Despite 12mm of rain yesterday, which muddied the roads and raised concern about traffic getting in, it has dried out, and all but one of the 16 people booked for a weekend photography course – backed by Arts Queensland’s Regional Arts Development Fund and the Longreach Regional Council – will make it to town.
Those of us already here race off before sunrise to the base of Mt Slocombe, a rocky escarpment overlooking the town.
Cloaked in fog and surrounded by Mitchell grass downs country and gidgee trees, we are spell-bound by the outback panorama.
The landscape is flecked with cattle and horses, windmills, corrugated iron sheds, abandoned machinery, rustic vehicles; and there are eagles, hawks, emus and wallabies – throngs of them.
I’m so excited; in my rush to get snapping I drop a lens and it smashes on the thin strip of bitumen.
After breakfast at the Yaraka pub, run by new owners Christopher and Gerry Gimblett and their son Nick, we start work in the town hall, right next to the Flying Doctors facility, where fortnightly clinics are held.
Photographers of all levels are here to jump-start their creativity, learn new ways of looking at the world to enhance their images, and essentially, to hone their photography skills with like-minded buffs. And what a place to do this.
It dawns on me, here in Yaraka, that the photographic workshop is a great vacation option. As people become increasingly refined travellers and storytellers, they want to do more with their photography.

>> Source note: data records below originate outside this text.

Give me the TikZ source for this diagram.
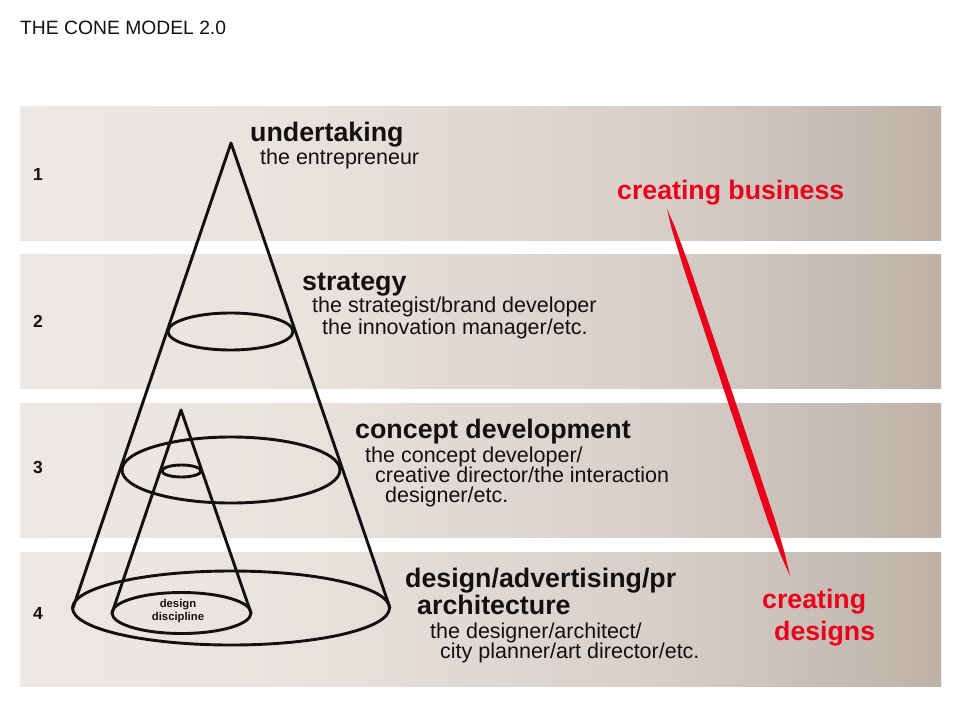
\documentclass[tikz,border=0pt]{standalone}
\usepackage{fontspec}
\setmainfont{Liberation Sans}
\usetikzlibrary{calc}

\definecolor{bandA}{HTML}{EDE8E4}
\definecolor{bandB}{HTML}{E9E3DE}
\definecolor{bandC}{HTML}{D7CEC7}
\definecolor{bandD}{HTML}{BEB2A8}
\definecolor{ink}{HTML}{111111}
\definecolor{signal}{HTML}{E8001C}

% warm grey band, lighter on the left and darkening to the right
\pgfdeclarehorizontalshading{bandshade}{100bp}{%
  color(0bp)=(bandA); color(25bp)=(bandA); color(40bp)=(bandB);
  color(60bp)=(bandC); color(75bp)=(bandD); color(100bp)=(bandD)}

\tikzset{
  band/.style={shading=bandshade, draw=none},
  cone/.style={draw=ink, line width=2.9pt, line join=round},
  levelno/.style={anchor=base west, inner sep=0pt, text=ink, font=\bfseries\fontsize{17.5}{17}\selectfont},
  levelhead/.style={anchor=base west, inner sep=0pt, text=ink, font=\bfseries\fontsize{26.8}{27}\selectfont},
  rolebody/.style={anchor=base west, inner sep=0pt, text=ink, font=\fontsize{21.5}{22}\selectfont},
  redlabel/.style={anchor=base west, inner sep=0pt, text=signal, font=\bfseries\fontsize{26.7}{27}\selectfont},
}

\begin{document}
\begin{tikzpicture}[x=1pt, y=-1pt]
\useasboundingbox[fill=white] (0,0) rectangle (960,720);

% title
\node[anchor=base west, inner sep=0pt, text=ink, font=\fontsize{19.3}{20}\selectfont] (title) at (20,34) {THE CONE MODEL 2.0};

% the four level bands
\path[band] (20,106) rectangle (941,240);
\path[band] (20,254) rectangle (941,388);
\path[band] (20,403) rectangle (941,537);
\path[band] (20,552) rectangle (941,686);

% level numbers
\node[levelno] (n1) at (33,180) {1};
\node[levelno] (n2) at (33,327) {2};
\node[levelno] (n3) at (33,473) {3};
\node[levelno] (n4) at (33,619) {4};

% outer cone
\coordinate (apex) at (231,143);
\draw[cone] (73,608) -- (apex) -- (390,608);
\draw[cone] (231,608) ellipse [x radius=158.5, y radius=37];
\draw[cone] (230.5,331.5) ellipse [x radius=62.5, y radius=18.5];
\draw[cone] (231,470) ellipse [x radius=109, y radius=33];

% inner cone: the design discipline
\coordinate (iapex) at (181,410);
\draw[cone] (112,613) -- (iapex) -- (251,613);
\draw[cone] (181.5,613) ellipse [x radius=69.5, y radius=20.5];
\draw[cone] (181.5,471) ellipse [x radius=19.5, y radius=6];
\node[align=center, inner sep=0pt, text=ink, font=\bfseries\fontsize{11.3}{13}\selectfont] (disc) at (178,611.5) {design\\discipline};

% level 1
\node[levelhead] (h1) at (250,141) {undertaking};
\node[rolebody] (b1) at (260,164) {the entrepreneur};

% level 2
\node[levelhead] (h2) at (302,290) {strategy};
\node[rolebody] (b2a) at (312,312) {the strategist/brand developer};
\node[rolebody] (b2b) at (322,334) {the innovation manager/etc.};

% level 3
\node[levelhead] (h3) at (355,438) {concept development};
\node[rolebody] (b3a) at (365,462) {the concept developer/};
\node[rolebody] (b3b) at (375,482) {creative director/the interaction};
\node[rolebody] (b3c) at (385,502) {designer/etc.};

% level 4
\node[levelhead] (h4a) at (405,587) {design/advertising/pr};
\node[levelhead] (h4b) at (417,614) {architecture};
\node[rolebody] (b4a) at (430,638) {the designer/architect/};
\node[rolebody] (b4b) at (440,658) {city planner/art director/etc.};

% the business-to-design axis
\node[redlabel] (biz) at (617,199) {creating business};
\node[redlabel] (des1) at (762,608) {creating};
\node[redlabel] (des2) at (774,640) {designs};

\coordinate (rt) at (667,209);
\coordinate (rb) at (790,576);
\fill[signal]
  (rt)
  -- ($(rt)!0.05!(rb)!1.8pt!90:(rb)$)
  -- ($(rt)!0.15!(rb)!3.0pt!90:(rb)$)
  -- ($(rt)!0.50!(rb)!3.6pt!90:(rb)$)
  -- ($(rt)!0.85!(rb)!3.6pt!90:(rb)$)
  -- ($(rt)!0.94!(rb)!2.2pt!90:(rb)$)
  -- (rb)
  -- ($(rt)!0.94!(rb)!2.2pt!-90:(rb)$)
  -- ($(rt)!0.85!(rb)!3.6pt!-90:(rb)$)
  -- ($(rt)!0.50!(rb)!3.6pt!-90:(rb)$)
  -- ($(rt)!0.15!(rb)!3.0pt!-90:(rb)$)
  -- ($(rt)!0.05!(rb)!1.8pt!-90:(rb)$)
  -- cycle;
\end{tikzpicture}
\end{document}
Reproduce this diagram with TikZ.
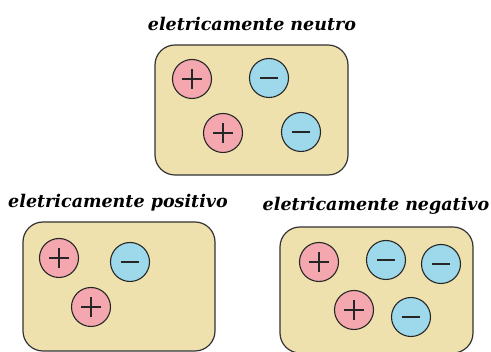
\documentclass[tikz,border=0pt]{standalone}
\usepackage{fontspec}
\setmainfont{Liberation Serif}
\newfontfamily\titlefont{DejaVu Serif}
\begin{document}
\begin{tikzpicture}[x=1pt,y=-1pt,
  box/.style={draw=black!80,line width=1.2pt,fill=tan,rounded corners=20pt,inner sep=0pt},
  pcharge/.style={circle,draw=black!85,line width=1.1pt,fill=pinkc,minimum size=39pt,inner sep=0pt,
    path picture={\draw[line width=1.2pt,black!85] ([xshift=-10pt]path picture bounding box.center) -- ([xshift=10pt]path picture bounding box.center)
      ([yshift=-10pt]path picture bounding box.center) -- ([yshift=10pt]path picture bounding box.center);}},
  ncharge/.style={circle,draw=black!85,line width=1.1pt,fill=bluec,minimum size=39pt,inner sep=0pt,
    path picture={\draw[line width=1.2pt,black!85] ([xshift=-9pt]path picture bounding box.center) -- ([xshift=9pt]path picture bounding box.center);}},
  title/.style={font=\titlefont\fontsize{17.5}{20}\selectfont\bfseries\itshape,inner sep=0pt}]
\definecolor{tan}{HTML}{EEE1AE}
\definecolor{pinkc}{HTML}{F4A7AE}
\definecolor{bluec}{HTML}{9DD9EA}
\useasboundingbox (0,0) rectangle (491,352);
% top
\node[title] (t1) at (252,24) {eletricamente neutro};
\node[box,minimum width=193pt,minimum height=130pt] (b1) at (251.5,110) {};
\node[pcharge] (a1) at (192,79) {};
\node[ncharge] (a2) at (269,78) {};
\node[pcharge] (a3) at (223,133) {};
\node[ncharge] (a4) at (301,132) {};
% bottom left
\node[title] (t2) at (118,203) {eletricamente positivo};
\node[box,minimum width=192pt,minimum height=129pt] (b2) at (119,286.5) {};
\node[pcharge] (c1) at (59,258) {};
\node[ncharge] (c2) at (130,262) {};
\node[pcharge] (c3) at (91,307) {};
% bottom right
\node[title] (t3) at (376,206) {eletricamente negativo};
\node[box,minimum width=193pt,minimum height=126pt] (b3) at (376.5,290) {};
\node[pcharge] (d1) at (319,262) {};
\node[ncharge] (d2) at (386,260) {};
\node[ncharge] (d3) at (441,264) {};
\node[pcharge] (d4) at (354,310) {};
\node[ncharge] (d5) at (411,317) {};
\end{tikzpicture}
\end{document}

Spending time in a place that offers unique photographic opportunities is not only a great way to learn, but also a chance to experience something extraordinary with others.
Workshop participant David Freeman from Longreach says all considerations aside, a workshop is a great excuse to go out and shoot photos for an entire weekend.
“It’s always nice to share information and ideas with others, and the motivation levels get a real spike,” he says.
After a morning of tuition and with a focus on portraiture, the afternoon is spent taking people shots. Candid outback character Alan Milton volunteered to pose, enabling us to capture some remarkable images. And we find endless extraordinary locations around town for myriad portrait opportunities.
Late afternoon we head up to the top of Mt Slocombe for the 360-degree panoramic view, sunset shots, silhouettes and landscapes.
The excitement is palpable andwe stay until dark.
Tonight the Yaraka Pub is packed with local and visiting photographers and station hands from surrounding properties who are in for a Saturday night at the pub.
The food is fabulous and with a good selection of wine and beer on tap, the conversation is lively.
In a remote place and without mobile phone coverage, we’re acutely aware of time and place, and feel lucky to be here.
Sunday morning and it’s out for more sunrise shots, portraits, abandoned trucks, landscapes, sheds, railway station and more.
Photography workshop co-ordinator Mary Killeen, from
Navarra Station, 56km south-west of Yaraka, says it’s great to share different perspectives and to pick up new skills.
“Times like these allow us to learn a great deal, particularly from each other,” she said.